The war was a triumph for Israel. Within hours of its start, the Egyptian air force had been destroyed in pre-emptive air strikes. Israeli troops sliced through Egyptian defenses in the Sinai Peninsula, moved against the Syrians in the Golan Heights and outflanked King Hussein's Bedouin army in the West Bank. In 132 hours, it was all over. Israel had more than tripled its territory, its forces moving into ancient Jerusalem, fulfilling the age-old quest of the Jews to return to their holy city. The war changed mental maps in the Middle East as much as it did the political landscape, altering hopes and fears. In 1967, Israel as a nation was not quite 20 years old, born in the shadow of the Holocaust and a war in which Arab armies attempted to throttle the new state at birth. So for Israelis, 1967 was a time of euphoria, only to be followed by years of letdown as victory's hoped-for fruits--peace and coexistence with their neighbors--seemed ever less likely. Hardened by terrorism, many Israelis now want to wall off the Palestinians behind a mass of concrete and razor wire.
For Palestinians, the impact of 1967 was different and profound. It took the war to define a Palestinian identity. A people torn away from the Jordanians and Egyptians, under whose suzerainty they had been living, the Palestinians forged nationalism out of anger and searing loss. And gradually the vocabulary of the Palestinians' struggle changed. Today Palestinians speak less of a battle against the Israelis for land and rights than of something vaguer and more dangerous, framed in the apocalyptic terms of a holy war. The 1967 conflict, says Michael Oren of the Shalem Center in Jerusalem, the author of a book on the war, "hastened the downfall of Arab secularism and opened the doors to the new idea of Islamic radicalism." In Jalazon, Omar al-Nakhla saw it all.

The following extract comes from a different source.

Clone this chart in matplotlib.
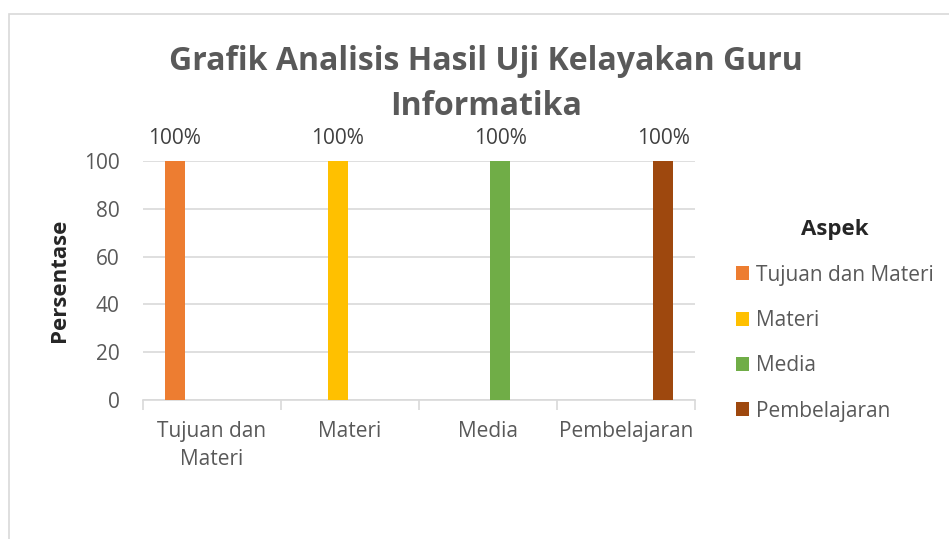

Forty years on, Omar is entering middle age, and so is Palestinian nationalism. Omar is a butcher, with sinewy forearms, a black mustache and sad, dark eyes. He buys his meat from Jews and counts several of them as his friends. "They live in Haifa, and I was worried about them during the war last summer when the Hizballah rockets were falling," he says. "I told them that they could stay with us!" Omar likes the novel idea of his Jewish buddies taking shelter inside a Palestinian refugee camp, and I ask him if Jews and Palestinians are so different. No, he says. They're both smart, they value education, and they laugh at the same jokes. But in conversation with Omar, I realize that Jews and Arabs are fatally alike in another way: they both suffer from a powerful and justifiable sense of victimization--the Jews over the Holocaust, the Palestinians over the loss of their land--and this blinds them to the others' tragedy.
Arabs enjoy rhyming puns, and the word for the 1948 creation of Israel--nakba, meaning disaster--is only a consonant away from their word for disappointment, naksa. That is how, with crushing understatement, Arabs describe the losses of the Six-Day War. For Omar and most other Palestinians, the two words are often interchangeable, and it was no surprise that when I visited Jalazon recently, they were commemorating the nakba and the naksa rolled into one. Indeed, when I press Omar to talk about the war he was born into, his thoughts leap to 1948, as though one event were indistinguishable from the other. He lays down his butcher's knife and shows me a 2007 wall calendar with a photograph of an old stone schoolhouse in Beit Nabala, his ancestral village. "The water in Beit Nabala was sweet, and the earth was so rich that beans grew overnight like magic," he marvels. Has Omar ever visited his old village home? "No," he replies sadly. "My father went back once, in 1973. He went to our house, and some Jews answered. They asked my father, 'What are you doing?' He replied, 'This house used to be mine.' The Jews said, 'You have nothing to do here. Go away!'" After that snub, Omar's father never returned, but he still keeps the rusty key to the family's Beit Nabala house. The 1967 war was their last chance to go home, Omar says--their grand disappointment.
Omar's childhood coincided with the rise of the Palestinian resistance. After the Six-Day War, the Palestinians lost faith in the ability of other Arab states to seize back the occupied West Bank and Gaza Strip. Instead, they pinned their hopes on an Egyptian-educated former civil engineer, Yasser Arafat, whose Fatah organization began carrying out raids inside the conquered territories and later committed atrocious acts of terrorism. Like other boys in the camp, Omar would listen to TV news from Jordan and Syria about their heroes--Arafat and his Palestinian fighters. They dreamed that one day Arafat would lead them back to their lost villages.